Krokodil Drug

Could the Krokodil Drug Epidemic Poison America?



krokodil drug

If you do a quick Google search you’ll learn it means crocodile in Russian, it used to be the name of a 20th century Soviet magazine, and you might come across one TIME magazine article and a disturbing video of how it’s also a very dangerous drug growing into an epidemic in Russia.

The name krokodil comes from its trademark side effect: scaly green skin like a crocodile around the injection site. TIME calls it “the dirty cousin of morphine,” because it’s three times cheaper than heroin and very easy to make, being that its main ingredient is codeine, a behind-the-counter drug that has sent many of America’s famous rap community to prison.

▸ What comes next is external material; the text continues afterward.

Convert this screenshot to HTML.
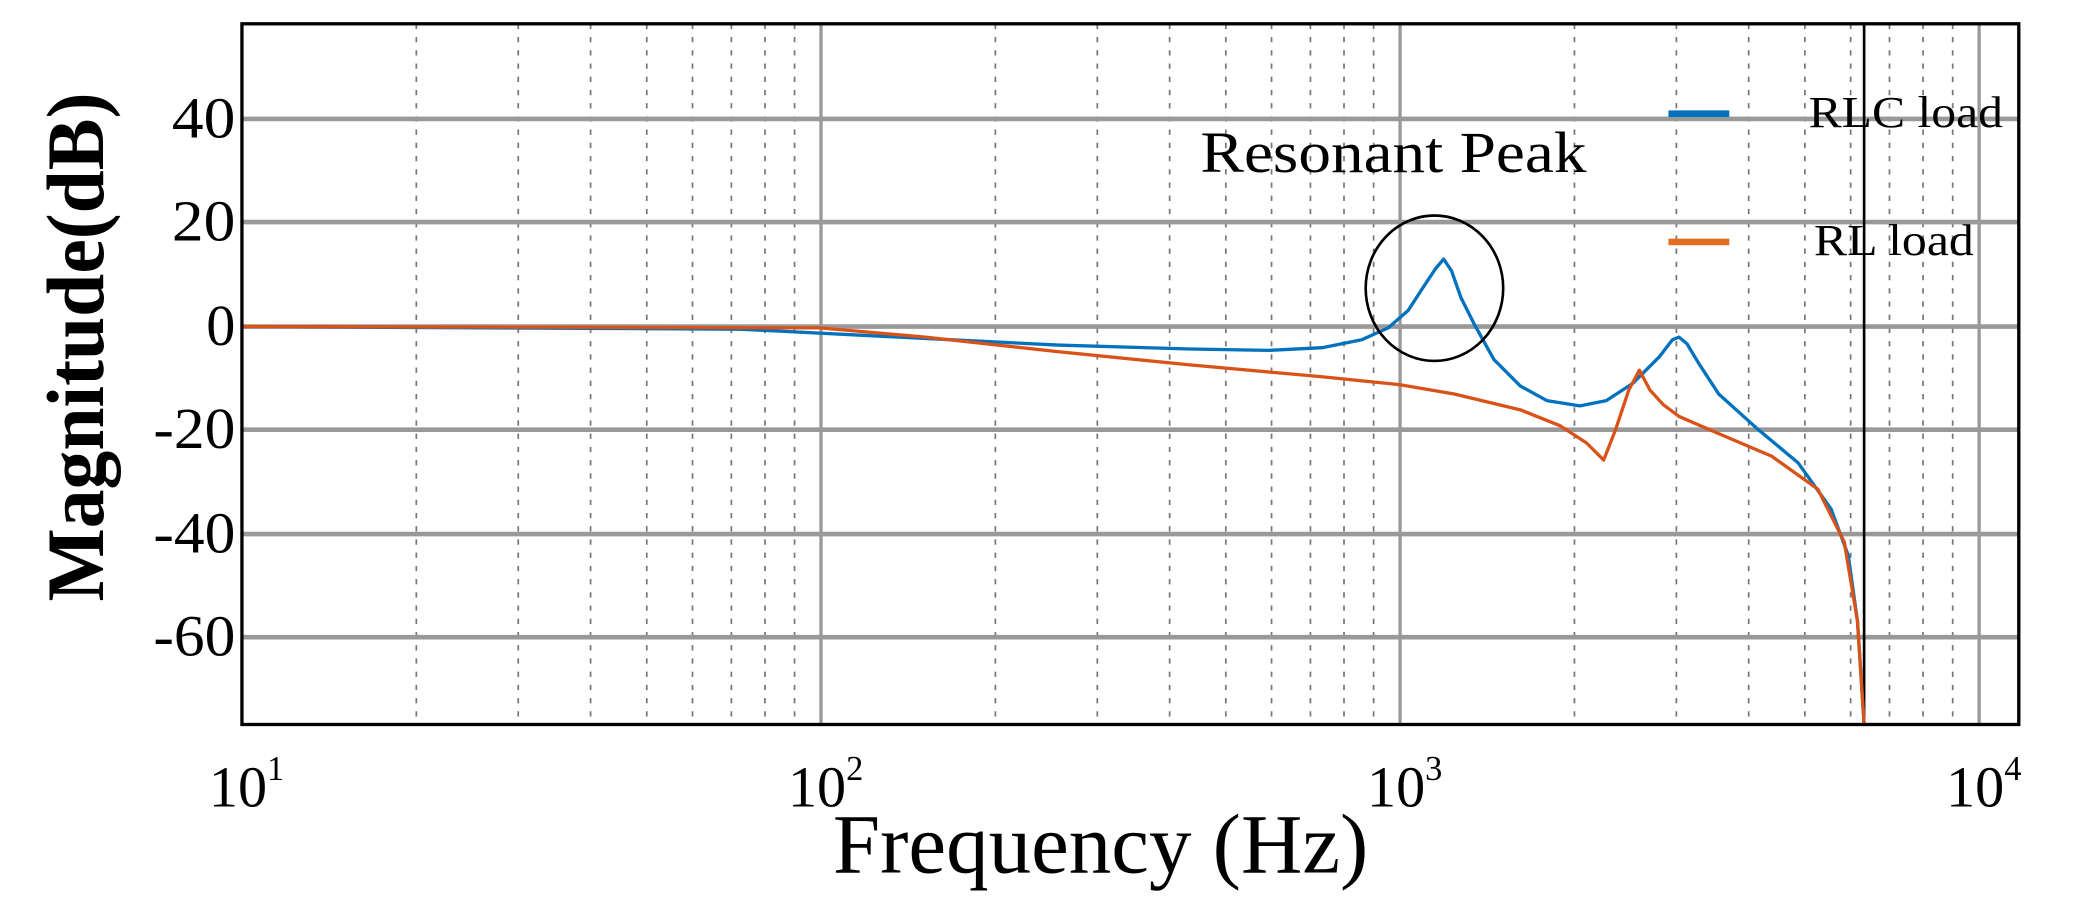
<!DOCTYPE html>
<html><head><meta charset="utf-8"><style>html,body{margin:0;padding:0;background:#fff}</style></head>
<body>
<svg width="2073" height="899" viewBox="0 0 1568 680" xmlns="http://www.w3.org/2000/svg" font-family="Liberation Serif, serif">
<rect width="1568" height="680" fill="#fff"/>
<path stroke="#777" stroke-width="1.3" stroke-dasharray="4,6" fill="none" d="M314.9,18V548M392,18V548M446.7,18V548M489.2,18V548M523.8,18V548M553.2,18V548M578.6,18V548M601,18V548M752.9,18V548M830,18V548M884.7,18V548M927.2,18V548M961.8,18V548M991.2,18V548M1016.6,18V548M1039,18V548M1190.9,18V548M1268,18V548M1322.7,18V548M1365.2,18V548M1399.8,18V548M1429.2,18V548M1454.6,18V548M1477,18V548"/>
<g stroke="#999" stroke-width="2.5">
<line x1="621" y1="18" x2="621" y2="548"/><line x1="1059" y1="18" x2="1059" y2="548"/><line x1="1497" y1="18" x2="1497" y2="548"/>
</g>
<g stroke="#999" stroke-width="3.5">
<line x1="183" y1="90" x2="1527" y2="90"/><line x1="183" y1="168" x2="1527" y2="168"/><line x1="183" y1="247" x2="1527" y2="247"/>
<line x1="183" y1="325" x2="1527" y2="325"/><line x1="183" y1="404" x2="1527" y2="404"/><line x1="183" y1="482" x2="1527" y2="482"/>
</g>
<line x1="1410" y1="18" x2="1410" y2="548" stroke="#000" stroke-width="2"/>
<path fill="none" stroke="#0072BD" stroke-width="2.5" stroke-linejoin="round" d="M183,247 L560,249 L700,256 L800,261 L900,264 L960,265 L1000,263 L1030,257 L1050,248 L1065,235 L1078,215 L1086,203 L1092,196 L1098,205 L1105,225 L1115,245 L1130,272 L1150,292 L1170,303 L1195,307 L1215,303 L1235,290 L1255,270 L1265,257 L1270,255 L1276,260 L1285,275 L1300,298 L1330,325 L1360,350 L1385,385 L1398,420 L1405,470 L1410,548"/>
<path fill="none" stroke="#D95319" stroke-width="2.5" stroke-linejoin="round" d="M183,247 L620,248 L700,255 L800,266 L900,276 L1000,285 L1059,291 L1100,298 L1150,310 L1180,322 L1200,335 L1213,348 L1222,325 L1232,295 L1240,280 L1248,295 L1258,306 L1270,315 L1300,328 L1340,345 L1375,370 L1395,410 L1405,470 L1410,548"/>
<ellipse cx="1085" cy="218" rx="52" ry="55" fill="none" stroke="#000" stroke-width="2"/>
<rect x="183" y="18" width="1344" height="530" fill="none" stroke="#000" stroke-width="2.5"/>
<line x1="1262" y1="86" x2="1308" y2="86" stroke="#0072BD" stroke-width="5"/>
<line x1="1262" y1="183" x2="1308" y2="183" stroke="#E07020" stroke-width="5"/>
<text x="1368" y="96" font-size="34" textLength="147" lengthAdjust="spacingAndGlyphs">RLC load</text>
<text x="1372" y="193" font-size="34" textLength="121" lengthAdjust="spacingAndGlyphs">RL load</text>
<text x="908" y="130" font-size="44" textLength="292" lengthAdjust="spacingAndGlyphs">Resonant Peak</text>
<g font-size="44" text-anchor="end">
<text x="178" y="104" textLength="48" lengthAdjust="spacingAndGlyphs">40</text>
<text x="178" y="182" textLength="48" lengthAdjust="spacingAndGlyphs">20</text>
<text x="178" y="261">0</text>
<text x="178" y="339" textLength="62" lengthAdjust="spacingAndGlyphs">-20</text>
<text x="178" y="418" textLength="62" lengthAdjust="spacingAndGlyphs">-40</text>
<text x="178" y="496" textLength="62" lengthAdjust="spacingAndGlyphs">-60</text>
</g>
<g font-size="44">
<text x="158" y="610">10<tspan font-size="26" dy="-20">1</tspan></text>
<text x="596" y="610">10<tspan font-size="26" dy="-20">2</tspan></text>
<text x="1034" y="610">10<tspan font-size="26" dy="-20">3</tspan></text>
<text x="1472" y="610">10<tspan font-size="26" dy="-20">4</tspan></text>
</g>
<text x="630" y="660" font-size="64" textLength="405" lengthAdjust="spacingAndGlyphs">Frequency  (Hz)</text>
<text transform="translate(78,455) rotate(-90)" font-size="62" font-weight="bold" textLength="385" lengthAdjust="spacingAndGlyphs">Magnitude(dB)</text>
</svg>
</body></html>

The medical name of krokodil is desomorphine. A quick search for that will bring up graphic images of people with swollen faces, exposed bones and muscles and skin rotting off on any given body part.

The reason the drug is so anatomically destructive is due to its mix-ins. Users stir in ingredients “including gasoline, paint thiner, hydrochloric acid, iodine and red phosphorus which they scrape from the striking pads on matchboxes,” reports TIME.

The drug isn’t filtered before consumption, meaning the high amounts of industrial chemicals enter the body, each chemical destroying a different area: the endocrine system, bone tissue, the nervous system and the liver and kidneys. Circulation is disrupted so severely it often leads to the death of a person’s limbs which inevitably have to be amputated. “Non-healing ulcers appear on the body and a person literally rots alive,” notes one blog site, Shroomery.

While you most likely haven’t heard of it and it doesn’t seem to be spreading around the States yet, krokodil is not new. It was originally concocted in America in the 1930s, but didn’t seem to really find its way into Siberia and Russia until 2002, where, by 2009, it has spread substantially.

It seems to have caught on in particular regions in Russia that are remote, regions where winter lasts eight months out of the year and where “the young people are in a constant state of boredom,” says TIME. The youth drinks a lot and barely works—this sounding reminiscent of the conditions and high amount of alcoholism among Alaska’s population, a place Sarah Palin calls Russia’s next-door neighbor. Could it also be the bridge that brings krokodil over?

What would happen if krokodil use grew in our society like it has in Russia, a country whose government plays almost no part in the rehabilitation system? It would enter our debate at a turbulent time for drug policy. States from Connecticut to California are considering sanctioning marijuana, and the Global Commission on Drug Policy advocated that all drugs be decriminalized worldwide, asserting the global war on drugs has failed.

Meanwhile the Federal Government isn’t budging, insisting they’ll go over states’ heads to continue criminally prosecuting drug use.

But would legalizing drugs really be enough?

Depending on the price and potency, it seems inevitable that the youth in Russia who are already addicted to krokodil’s 30-minute high wouldn’t likely turn to drugs sold in stores in favor of their cheap, home-grown mixture, and likely neither would Americans.

According to Reuters there are over 250 million illegal drug users, less than 10% of whom are addicted. For 90% of users legalizing would be a boon. But even though the Global Drug Policy’s recommendation to decriminalize includes replacing prison with rehabilitation for addicts, it seems inevitable that a certain number, like those mixing their own krokodil, would get marginalized out of the care system.

If a seedy drug like krokodil does enter our society, it could be assumed that this level of addiction—whereby a person willfully injects paint thiner and iodine into their body—would go under the radar of the Global Commission on Drugs despite their attention to addicts.

Addiction will never be addressed legislatively until governments can address the root of what causes it, in a medical—rather than criminal—capacity. Given that we’re nowhere close to even providing basic universal healthcare in this country, say nothing of rehab, we can only hope that the Russians addicted to krokodil can help themselves before hurting us.